Hey everyone, during the last year a common question that I have been asked is “is work experience really necessary?” In my opinion the answer is certainly yes, however after answering this question people do not hesitate to immediately ask me why? Consequently, I have decided to create various blogs over the upcoming weeks and each time it is my aim to list a single dedicated reason why work experience is necessary.
Reason Number One – To gain an understanding of what area of law you wish to specialise in.
As a student you will cover various modules, ranging for example from European Union law, Commercial Law, Criminal Law and then even in your third year perhaps you have the ability to pick a few specialist modules, such as the Law of Evidence, Family Law and Medical Law etc. Therefore, it is true that as an undergraduate and even as a postgraduate, particularly if your studying an LLM you will gain an insight in regards to whether you personally enjoy an area of the law or not.
However, you may equally be aware that in reality there is a huge difference between the joys of an academic subject and the practical reality of practicing in the area of the law and if you want to become a solicitor or barrister you will be living in the real world. Consequently if you enjoy a subject academically there is on the opposite end of the scale no guarantee that this you would enjoy practicing in such an area of the law as a solicitor or barrister. One area of the law that this point appears to be applicable and evident is the Criminal Law, as an undergraduate there is no doubt that virtually all students enjoy Criminal Law, especially because the law within itself is interesting, particularly the case law. However, from my personal experience I have corresponded with various legal professionals who regularly advise students to not practice in this area of the law, mainly due to legal aid cuts but also because of the long hours, lack of preparation time for barristers and so on. However, clearly these reasons do not put people of practicing in Criminal Law and rightly so, but what I am trying to emphasise is that despite how interesting the Criminal Law is for example, practicing in this area of the law is perhaps not as enjoyable for some, but this is for a variety of reasons.
To prevent yourself from practicing in an area of the law in which you may find yourself not enjoying, it is now time for you to strive to get a wide variety of work experience. Work experience provides you the opportunity to see what it is like practicing in an area of the law day-in-day-out. Additionally, work experience provides you the opportunity to speak to a variety of solicitors and barristers and ask them for their advice and trust me when I say this, their advice is priceless. For example, during a few of my work experiences, the barristers who I was shadowing did not hesitate to provide me with honest and friendly advice, after all they are experts in their chosen field of law.

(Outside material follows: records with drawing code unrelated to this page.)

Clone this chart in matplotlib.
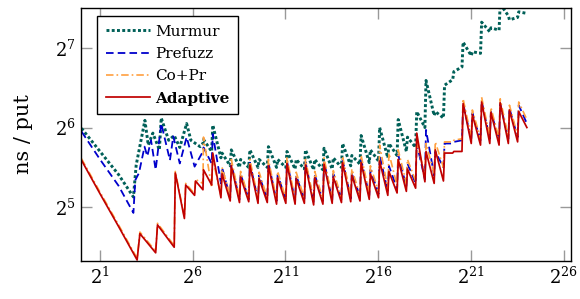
import matplotlib
matplotlib.use("Agg")
import matplotlib.pyplot as plt
from matplotlib.ticker import FixedLocator, FixedFormatter, NullLocator
import numpy as np

# ---- data (log2 of ns/put) ----
# early region, one list per series
adaptive_x0 = [0, 1, 2, 3, 3.15, 4.0, 4.1, 5.0, 5.06, 5.55, 5.62, 6.1, 6.15, 6.55]
adaptive_y0 = [5.59, 5.17, 4.76, 4.34, 4.67, 4.43, 4.78, 4.50, 5.43, 4.86, 5.28, 5.15, 5.33, 5.22]
copr_x0 = adaptive_x0
copr_y0 = [5.61, 5.19, 4.78, 4.36, 4.69, 4.45, 4.80, 4.52, 5.45, 4.88, 5.30, 5.17, 5.35, 5.30]
prefuzz_x0 = [0, 1, 2, 2.8, 2.9, 3.1, 3.4, 3.55, 3.75, 4.0, 4.3, 4.77, 4.95, 5.3, 5.67, 6.1, 6.55]
prefuzz_y0 = [5.95, 5.60, 5.27, 4.93, 5.34, 5.43, 5.76, 5.64, 5.84, 5.47, 6.05, 5.59, 5.89, 5.55, 5.88, 5.51, 5.70]
murmur_x0 = [0, 1, 2, 2.8, 2.95, 3.42, 3.6, 3.85, 4.2, 4.3, 4.7, 5.0, 5.3, 5.67, 5.9, 6.4, 6.55]
murmur_y0 = [5.99, 5.70, 5.41, 5.13, 5.53, 6.09, 5.78, 5.93, 5.72, 6.12, 5.84, 5.90, 5.75, 6.05, 5.84, 5.76, 5.80]

# sawtooth region: one tooth per half octave starting at 2^6.55
tooth_start = 6.55 + 0.5 * np.arange(35)

adaptive_peak = [5.47, 5.68, 5.42, 5.52, 5.38, 5.53, 5.36, 5.52, 5.37, 5.55, 5.36, 5.53,
                 5.37, 5.54, 5.38, 5.56, 5.40, 5.56, 5.42, 5.58, 5.45, 5.60, 5.48, 5.93,
                 5.70, 5.72, 5.68, 5.70, 6.30, 6.16, 6.32, 6.19, 6.31, 6.22, 6.20]
adaptive_low = [5.28, 5.12, 5.08, 5.06, 5.07, 5.05, 5.06, 5.04, 5.05, 5.04, 5.05, 5.03,
                5.04, 5.05, 5.06, 5.07, 5.08, 5.10, 5.12, 5.15, 5.18, 5.20, 5.24, 5.32,
                5.30, 5.33, 5.68, 5.70, 5.80, 5.78, 5.80, 5.78, 5.80, 5.82, 6.00]

copr_peak = [5.88, 5.60, 5.50, 5.60, 5.45, 5.60, 5.44, 5.60, 5.45, 5.62, 5.44, 5.60,
             5.45, 5.62, 5.46, 5.64, 5.48, 5.65, 5.52, 5.78, 5.68, 5.72, 5.60, 5.82,
             5.80, 5.82, 5.82, 5.84, 6.36, 6.22, 6.38, 6.25, 6.36, 6.28, 6.32]
copr_low = [5.25, 5.15, 5.14, 5.12, 5.12, 5.11, 5.12, 5.10, 5.11, 5.10, 5.11, 5.09,
            5.10, 5.11, 5.12, 5.13, 5.15, 5.17, 5.20, 5.23, 5.27, 5.30, 5.33, 5.40,
            5.42, 5.50, 5.82, 5.86, 5.88, 5.86, 5.88, 5.86, 5.88, 5.90, 6.10]

prefuzz_peak = [5.75, 5.92, 5.50, 5.55, 5.42, 5.56, 5.40, 5.56, 5.41, 5.58, 5.40, 5.57,
                5.41, 5.58, 5.42, 5.60, 5.44, 5.60, 5.47, 5.65, 5.52, 5.66, 5.55, 5.80,
                5.97, 5.70, 5.80, 5.82, 6.30, 6.18, 6.33, 6.20, 6.30, 6.24, 6.28]
prefuzz_low = [5.55, 5.30, 5.12, 5.10, 5.10, 5.09, 5.10, 5.08, 5.09, 5.08, 5.09, 5.07,
               5.08, 5.09, 5.10, 5.11, 5.13, 5.15, 5.17, 5.20, 5.23, 5.26, 5.30, 5.35,
               5.40, 5.50, 5.80, 5.84, 5.85, 5.84, 5.86, 5.84, 5.86, 5.88, 6.05]

murmur_peak = [5.85, 6.03, 5.68, 5.72, 5.60, 5.72, 5.60, 5.76, 5.60, 5.70, 5.60, 5.72,
               5.60, 5.74, 5.62, 5.80, 5.65, 5.90, 5.72, 6.00, 5.80, 6.10, 5.88, 6.20,
               6.59, 6.20, 6.53, 6.70, 7.07, 6.95, 7.32, 7.25, 7.55, 7.35, 7.45]
murmur_low = [5.70, 5.62, 5.52, 5.50, 5.50, 5.50, 5.50, 5.50, 5.50, 5.48, 5.48, 5.47,
              5.47, 5.48, 5.50, 5.52, 5.54, 5.56, 5.58, 5.62, 5.65, 5.70, 5.75, 6.00,
              6.15, 6.12, 6.60, 6.76, 6.90, 6.93, 7.20, 7.22, 7.40, 7.38, 7.43]

labels = ["Murmur", "Prefuzz", "Co+Pr", "Adaptive"]
x_exps = [1, 6, 11, 16, 21, 26]
y_exps = [5, 6, 7]


def series(x0, y0, peak, low):
    xs = np.column_stack([tooth_start + 0.03, tooth_start + 0.47]).ravel()
    ys = np.column_stack([peak, low]).ravel()
    x = np.concatenate([x0, xs])
    y = np.concatenate([y0, ys])
    return 2.0 ** x, 2.0 ** y


def main():
    plt.rcParams["font.family"] = "DejaVu Serif"
    plt.rcParams["mathtext.fontset"] = "dejavuserif"

    fig = plt.figure(figsize=(5.8, 2.99), dpi=100)
    ax = fig.add_axes([0.1405, 0.127, 0.844, 0.846])

    data = [
        series(murmur_x0, murmur_y0, murmur_peak, murmur_low),
        series(prefuzz_x0, prefuzz_y0, prefuzz_peak, prefuzz_low),
        series(copr_x0, copr_y0, copr_peak, copr_low),
        series(adaptive_x0, adaptive_y0, adaptive_peak, adaptive_low),
    ]
    styles = [
        dict(color="#006058", lw=2.1, ls=(0, (1.0, 0.8))),
        dict(color="#0000cc", lw=1.3, ls=(0, (4.2, 2.3))),
        dict(color="#ffa040", lw=1.2, ls=(0, (4.5, 1.8, 1, 1.8))),
        dict(color="#c00000", lw=1.25, ls="-"),
    ]
    for (x, y), st, lab in zip(data, styles, labels):
        ax.plot(x, y, label=lab, **st)

    ax.set_xscale("log", base=2)
    ax.set_yscale("log", base=2)
    ax.set_xlim(2 ** 0, 2 ** 26.4)
    ax.set_ylim(2 ** 4.327, 2 ** 7.497)

    ax.xaxis.set_major_locator(FixedLocator([2.0 ** k for k in x_exps]))
    ax.xaxis.set_major_formatter(FixedFormatter([rf"$2^{{{k}}}$" for k in x_exps]))
    ax.yaxis.set_major_locator(FixedLocator([2.0 ** k for k in y_exps]))
    ax.yaxis.set_major_formatter(FixedFormatter([rf"$2^{{{k}}}$" for k in y_exps]))
    ax.xaxis.set_minor_locator(NullLocator())
    ax.yaxis.set_minor_locator(NullLocator())
    ax.tick_params(which="major", direction="in", length=8, width=1.0,
                   color="#999999", top=True, right=True, labelsize=13, pad=4)
    for sp in ax.spines.values():
        sp.set_linewidth(1.0)

    ax.set_ylabel("ns / put", fontsize=15, labelpad=16)

    leg = ax.legend(loc="upper left", bbox_to_anchor=(0.032, 0.968), borderaxespad=0,
                    fontsize=11, fancybox=False, framealpha=1, edgecolor="black",
                    handlelength=2.9, handletextpad=0.35, labelspacing=0.55,
                    borderpad=0.55)
    leg.get_frame().set_linewidth(1.0)
    leg.get_texts()[-1].set_fontweight("bold")

    fig.savefig("out.png", dpi=100)


if __name__ == "__main__":
    main()
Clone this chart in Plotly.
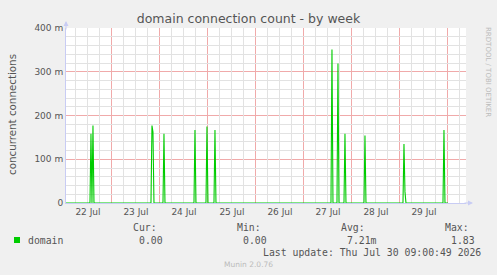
import plotly.graph_objects as go

# ---- data ----
times = [
    "2026-07-22 01:00",
    "2026-07-22 13:00", "2026-07-22 13:30", "2026-07-22 14:00", "2026-07-22 14:30", "2026-07-22 15:00",
    "2026-07-23 19:30", "2026-07-23 20:00", "2026-07-23 20:30", "2026-07-23 21:00",
    "2026-07-24 01:30", "2026-07-24 02:00", "2026-07-24 02:30",
    "2026-07-24 17:00", "2026-07-24 17:30", "2026-07-24 18:00",
    "2026-07-24 23:00", "2026-07-24 23:30", "2026-07-25 00:00",
    "2026-07-25 03:00", "2026-07-25 03:30", "2026-07-25 04:00",
    "2026-07-27 13:30", "2026-07-27 14:00", "2026-07-27 14:30",
    "2026-07-27 16:30", "2026-07-27 17:00", "2026-07-27 17:30",
    "2026-07-27 20:00", "2026-07-27 20:30", "2026-07-27 21:00",
    "2026-07-28 06:00", "2026-07-28 06:30", "2026-07-28 07:00",
    "2026-07-29 01:30", "2026-07-29 02:00", "2026-07-29 02:30", "2026-07-29 03:00",
    "2026-07-29 21:30", "2026-07-29 22:00", "2026-07-29 22:30",
    "2026-07-30 00:00",
]
domain = [
    0,
    0, 0.158, 0, 0.177, 0,
    0, 0.177, 0.162, 0,
    0, 0.158, 0,
    0, 0.167, 0,
    0, 0.175, 0,
    0, 0.167, 0,
    0, 0.351, 0,
    0, 0.319, 0,
    0, 0.158, 0,
    0, 0.154, 0,
    0, 0.135, 0.026, 0,
    0, 0.167, 0,
    0,
]
y_tickvals = [0, 0.1, 0.2, 0.3, 0.4]
y_ticktext = ["0", "100 m", "200 m", "300 m", "400 m"]
x_range = ["2026-07-22 01:00:49", "2026-07-30 09:00:49"]
days = ["2026-07-22", "2026-07-23", "2026-07-24", "2026-07-25", "2026-07-26",
        "2026-07-27", "2026-07-28", "2026-07-29", "2026-07-30"]

title = "domain connection count - by week"
y_title = "concurrent connections"
legend_name = "domain"
stat_headers = ["Cur:", "Min:", "Avg:", "Max:"]
stat_values = ["0.00", "0.00", "7.21m", "1.83"]
last_update = "Last update: Thu Jul 30 09:00:49 2026"
footer = "Munin 2.0.76"
side_text = "RRDTOOL / TOBI OETIKER"

# ---- grid positions (minor grid only between major lines) ----
x_minor = [f"{d} {h}" for d in days for h in ("06:00", "12:00", "18:00")]
y_minor = [round(m + k * 0.02, 3) for m in (0, 0.1, 0.2, 0.3) for k in (1, 2, 3, 4)]

# ---- layout geometry ----
W, H = 497, 275
L, R, T, B = 66, 466, 28, 203


def px(x):
    return (x - L) / (R - L)


def py(y):
    return (B - y) / (B - T)


TXT = "#555555"
MONO = "DejaVu Sans Mono"
SANS = "DejaVu Sans"
AXIS_C = "#C8CCF4"
MAJOR = "#F0AAAA"
MINOR = "#E2E2E2"

fig = go.Figure()
# invisible carrier for the minor-grid axes
fig.add_trace(go.Scatter(x=[], y=[], xaxis="x2", yaxis="y2", mode="lines",
                         hoverinfo="skip", showlegend=False))
fig.add_trace(go.Scatter(
    x=times, y=domain, mode="lines",
    line=dict(color="#00CC00", width=1.1),
    name=legend_name, hoverinfo="skip",
))

fig.update_layout(
    width=W, height=H,
    margin=dict(l=L, r=W - R, t=T, b=H - B, pad=0),
    paper_bgcolor="#F0F0F0", plot_bgcolor="#FFFFFF",
    showlegend=False,
    title=dict(text=title, x=0.5, xref="container", xanchor="center",
               y=1 - 19 / H, yref="container", yanchor="middle",
               font=dict(family=SANS, size=12.5, color=TXT)),
    xaxis=dict(
        type="date", range=x_range,
        tick0="2026-07-22", dtick=86400000, tickformat="%d %b",
        ticklabelmode="period",
        showgrid=True, gridcolor=MAJOR, griddash="solid", gridwidth=1,
        showline=True, linecolor=AXIS_C, linewidth=1,
        ticks="", tickfont=dict(family=SANS, size=9, color=TXT),
        layer="below traces", zeroline=False,
    ),
    yaxis=dict(
        range=[0, 0.4], tickvals=y_tickvals, ticktext=y_ticktext,
        showgrid=True, gridcolor=MAJOR, griddash="solid", gridwidth=1,
        showline=True, linecolor=AXIS_C, linewidth=1,
        ticks="", tickfont=dict(family=SANS, size=9, color=TXT),
        layer="below traces", zeroline=False,
    ),
    xaxis2=dict(
        type="date", range=x_range, overlaying="x", side="bottom",
        tickmode="array", tickvals=x_minor, showticklabels=False, ticks="",
        showgrid=True, gridcolor=MINOR, griddash="solid", gridwidth=1,
        showline=False, zeroline=False, layer="below traces",
    ),
    yaxis2=dict(
        range=[0, 0.4], overlaying="y", side="left",
        tickmode="array", tickvals=y_minor, showticklabels=False, ticks="",
        showgrid=True, gridcolor=MINOR, griddash="solid", gridwidth=1,
        showline=False, zeroline=False, layer="below traces",
    ),
)

ann = []
# axis arrows
ann.append(dict(x=px(L), y=py(21), xref="paper", yref="paper", text="",
                showarrow=True, axref="pixel", ayref="pixel", ax=0, ay=10,
                arrowhead=2, arrowsize=1, arrowwidth=1, arrowcolor=AXIS_C))
ann.append(dict(x=px(473), y=py(B), xref="paper", yref="paper", text="",
                showarrow=True, axref="pixel", ayref="pixel", ax=-10, ay=0,
                arrowhead=2, arrowsize=1, arrowwidth=1, arrowcolor=AXIS_C))
# y axis title
ann.append(dict(x=px(12), y=py(115), xref="paper", yref="paper", text=y_title,
                textangle=-90, showarrow=False, xanchor="center", yanchor="middle",
                font=dict(family=SANS, size=10.3, color=TXT)))
# side text
ann.append(dict(x=px(488), y=py(25), xref="paper", yref="paper", text=side_text,
                textangle=90, showarrow=False, xanchor="center", yanchor="top",
                font=dict(family=SANS, size=7, color="#BBBBBB")))
# legend row
ann.append(dict(x=px(26), y=py(240), xref="paper", yref="paper", text=legend_name,
                showarrow=False, xanchor="left", yanchor="middle",
                font=dict(family=MONO, size=9.8, color=TXT)))
head_right = [159, 263, 367, 471]
val_right = [165, 269, 379, 477]
for h, v, hr, vr in zip(stat_headers, stat_values, head_right, val_right):
    ann.append(dict(x=px(hr), y=py(227), xref="paper", yref="paper", text=h,
                    showarrow=False, xanchor="right", yanchor="middle",
                    font=dict(family=MONO, size=9.8, color=TXT)))
    ann.append(dict(x=px(vr), y=py(240), xref="paper", yref="paper", text=v,
                    showarrow=False, xanchor="right", yanchor="middle",
                    font=dict(family=MONO, size=9.8, color=TXT)))
ann.append(dict(x=px(483), y=py(252), xref="paper", yref="paper", text=last_update,
                showarrow=False, xanchor="right", yanchor="middle",
                font=dict(family=MONO, size=9.8, color=TXT)))
ann.append(dict(x=px(248), y=py(264), xref="paper", yref="paper", text=footer,
                showarrow=False, xanchor="center", yanchor="middle",
                font=dict(family=SANS, size=7.5, color="#BBBBBB")))
fig.update_layout(annotations=ann)

fig.add_shape(type="rect", xref="paper", yref="paper",
              x0=px(14), x1=px(20), y0=py(243), y1=py(237),
              fillcolor="#00CC00", line=dict(width=0))

fig.write_html("out.html")
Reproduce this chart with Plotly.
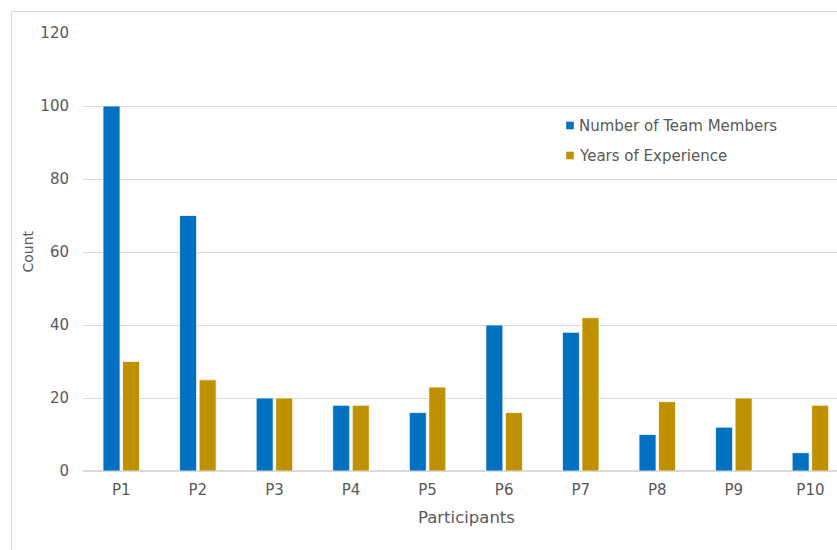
import plotly.graph_objects as go

participants = ["P1", "P2", "P3", "P4", "P5", "P6", "P7", "P8", "P9", "P10"]
team_members = [100, 70, 20, 18, 16, 40, 38, 10, 12, 5]
years_experience = [30, 25, 20, 18, 23, 16, 42, 19, 20, 18]
series_names = ["Number of Team Members", "Years of Experience"]
series_colors = ["#0070C0", "#BF9000"]
y_ticks = [0, 20, 40, 60, 80, 100, 120]

W, H = 837, 550
L, T, B = 83, 33, 79
PW = W - L
PH = H - T - B

def px_x(x):
    return (x - L) / PW

def px_y(y):
    return (H - B - y) / PH

FONT = "DejaVu Sans, Liberation Sans, Arial, sans-serif"
TXT = "#595959"
GRID = "#D9D9D9"

fig = go.Figure()
for name, vals, col in zip(series_names, [team_members, years_experience], series_colors):
    fig.add_trace(go.Bar(
        x=participants, y=vals, name=name, showlegend=False,
        marker=dict(color=col, line=dict(color="white", width=0.75)),
    ))

fig.update_layout(
    width=W, height=H,
    margin=dict(l=L, r=0, t=T, b=B),
    paper_bgcolor="white", plot_bgcolor="white",
    barmode="group", bargap=0.49, bargroupgap=0.13,
    font=dict(family=FONT, size=15, color=TXT),
    xaxis=dict(
        type="category", range=[-0.5, 9.347],
        showgrid=False, showline=False, zeroline=False,
        tickfont=dict(size=15, color=TXT), ticklabelstandoff=8,
    ),
    yaxis=dict(
        range=[0, 120], tickvals=y_ticks,
        showgrid=True, gridcolor=GRID, gridwidth=1,
        zeroline=True, zerolinecolor=GRID, zerolinewidth=1.5,
        showline=False,
        tickfont=dict(size=15, color=TXT), ticklabelstandoff=13,
    ),
)

shapes = [dict(
    type="rect", xref="paper", yref="paper",
    x0=px_x(11.5), x1=1.05, y0=-0.4, y1=px_y(11.5),
    line=dict(color=GRID, width=1), fillcolor="rgba(0,0,0,0)", layer="below",
)]
annotations = [
    dict(text="Participants", xref="paper", yref="paper", x=px_x(466), y=px_y(517),
         xanchor="center", yanchor="middle", showarrow=False, font=dict(size=16.5, color=TXT)),
    dict(text="Count", xref="paper", yref="paper", x=px_x(27.5), y=px_y(252),
         xanchor="center", yanchor="middle", textangle=-90, showarrow=False,
         font=dict(size=14, color=TXT)),
]
for i, (name, col) in enumerate(zip(series_names, series_colors)):
    yc = 125.5 + 30 * i
    shapes.append(dict(
        type="rect", xref="paper", yref="paper",
        xsizemode="pixel", ysizemode="pixel",
        xanchor=px_x(570), yanchor=px_y(yc),
        x0=-3.8, x1=3.8, y0=-3.8, y1=3.8,
        fillcolor=col, line=dict(width=0),
    ))
    annotations.append(dict(
        text=name, xref="paper", yref="paper", x=px_x(577), y=px_y(yc),
        xanchor="left", yanchor="middle", showarrow=False,
        font=dict(size=15, color=TXT),
    ))
fig.update_layout(shapes=shapes, annotations=annotations)

fig.write_html("out.html")
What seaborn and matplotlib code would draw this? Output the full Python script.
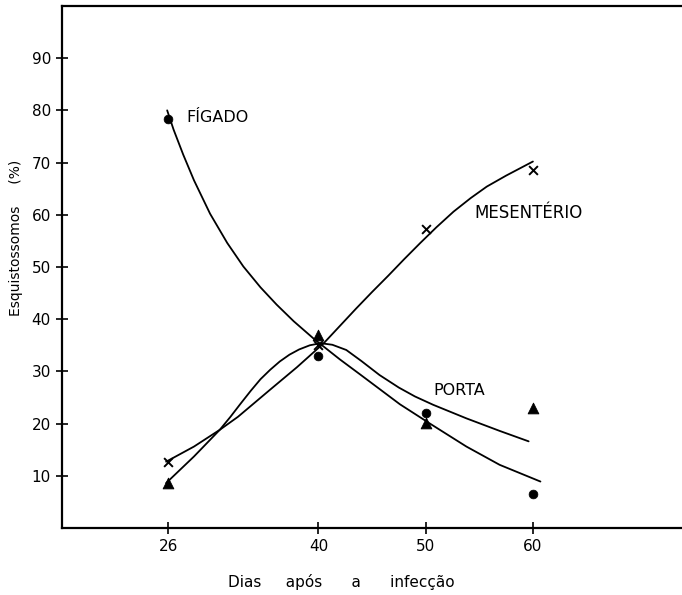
import pandas as pd
import seaborn as sns
import matplotlib.pyplot as plt

# Observed points (days after infection)
dias = [26, 40, 50, 60]
figado = [78.3, 33.0, 22.1, 6.6]
porta = [8.6, 37.0, 20.1, 23.0]
mesenterio = [12.7, 35.0, 57.2, 68.6]

# Hand-drawn curves
figado_cx = [25.9, 26.5, 27.4, 28.4, 29.9, 31.5, 33.0, 34.6, 36.1, 37.7, 39.6,
             40.4, 42.0, 43.9, 47.6, 50.4, 53.8, 56.9, 60.7]
figado_cy = [80.0, 76.3, 71.5, 66.6, 60.2, 54.6, 50.1, 46.1, 42.8, 39.6, 36.2,
             34.9, 32.3, 29.4, 23.7, 20.0, 15.6, 12.1, 8.9]

porta_cx = [25.8, 28.4, 30.8, 31.8, 32.7, 33.7, 34.6, 35.5, 36.4, 37.3, 38.2,
            39.2, 40.2, 41.3, 42.6, 44.0, 45.7, 47.5, 49.0, 50.7, 53.8, 56.9,
            59.6]
porta_cy = [8.6, 13.7, 18.8, 21.3, 23.7, 26.3, 28.5, 30.3, 31.9, 33.2, 34.2,
            35.0, 35.4, 35.1, 34.1, 32.0, 29.3, 26.9, 25.2, 23.6, 21.0, 18.6,
            16.6]

mes_cx = [25.8, 28.4, 30.8, 32.5, 35.5, 38.0, 40.5, 42.0, 43.5, 45.0, 46.5,
          48.0, 49.5, 51.0, 52.6, 54.2, 55.7, 57.5, 60.0]
mes_cy = [12.7, 15.6, 18.8, 21.3, 26.5, 30.8, 35.4, 38.7, 42.0, 45.2, 48.3,
          51.5, 54.6, 57.6, 60.6, 63.2, 65.4, 67.5, 70.2]

xticks = [26, 40, 50, 60]
yticks = [10, 20, 30, 40, 50, 60, 70, 80, 90]

sns.set_style("ticks")
plt.rcParams["font.family"] = ["DejaVu Sans"]
plt.rcParams["text.color"] = "black"
plt.rcParams["axes.labelcolor"] = "black"
plt.rcParams["xtick.color"] = "black"
plt.rcParams["ytick.color"] = "black"

fig = plt.figure(figsize=(6.82, 5.95), dpi=100)
ax = fig.add_axes([0.091, 0.1126, 0.909, 0.8774])

# curves
for cx, cy in [(figado_cx, figado_cy), (porta_cx, porta_cy), (mes_cx, mes_cy)]:
    curve = pd.DataFrame({"x": cx, "y": cy})
    sns.lineplot(data=curve, x="x", y="y", sort=False, color="black",
                 linewidth=1.3, ax=ax, estimator=None)
for ln in ax.lines:
    ln.set_solid_joinstyle("round")

# points
pts = pd.DataFrame({"dias": dias, "figado": figado, "porta": porta,
                    "mesenterio": mesenterio})
sns.scatterplot(data=pts, x="dias", y="figado", marker="o", s=40,
                color="black", edgecolor="black", ax=ax, zorder=3)
sns.scatterplot(data=pts, x="dias", y="porta", marker="^", s=60,
                color="black", edgecolor="black", ax=ax, zorder=3)
sns.scatterplot(data=pts, x="dias", y="mesenterio", marker="x", s=40,
                color="black", linewidth=1.4, ax=ax, zorder=3)

# labels for the series
ax.text(27.7, 78.7, "FÍGADO", fontsize=11.5, va="center", ha="left")
ax.text(54.5, 60.3, "MESENTÉRIO", fontsize=12, va="center", ha="left")
ax.text(50.7, 26.3, "PORTA", fontsize=11.5, va="center", ha="left")

ax.set_xlim(16.1, 73.9)
ax.set_ylim(0, 100)
ax.set_xticks(xticks)
ax.set_yticks(yticks)
ax.tick_params(direction="inout", length=9, width=1.2, labelsize=11)
for side in ["left", "bottom", "top"]:
    ax.spines[side].set_linewidth(1.6)
    ax.spines[side].set_color("black")
ax.spines["right"].set_visible(False)

ax.set_xlabel("Dias     após      a      infecção", fontsize=11)
ax.xaxis.set_label_coords(0.45, -0.088)
ax.set_ylabel("Esquistossomos     (%)", fontsize=10)
ax.yaxis.set_label_coords(-0.063, 0.556)

fig.savefig("out.png", dpi=100)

Furthermore, there could be an area of the law out there that you have not even contemplated practicing in. Who says you will not enjoy practicing in Sports Law for example? There is only one way to find out and that is getting work experience in a firm or chambers that specialise in Sports Law. So as a general tip, try and get as much work experience as you can in many areas of the law and when you finally decide what area of the law you wish to specialise in then tailor your future work experience applications to that area. As a result of such efforts, your CV will not only be glowing with relevant work experience, you also have the experience to explain why you wish to specialise in your chosen area of the law.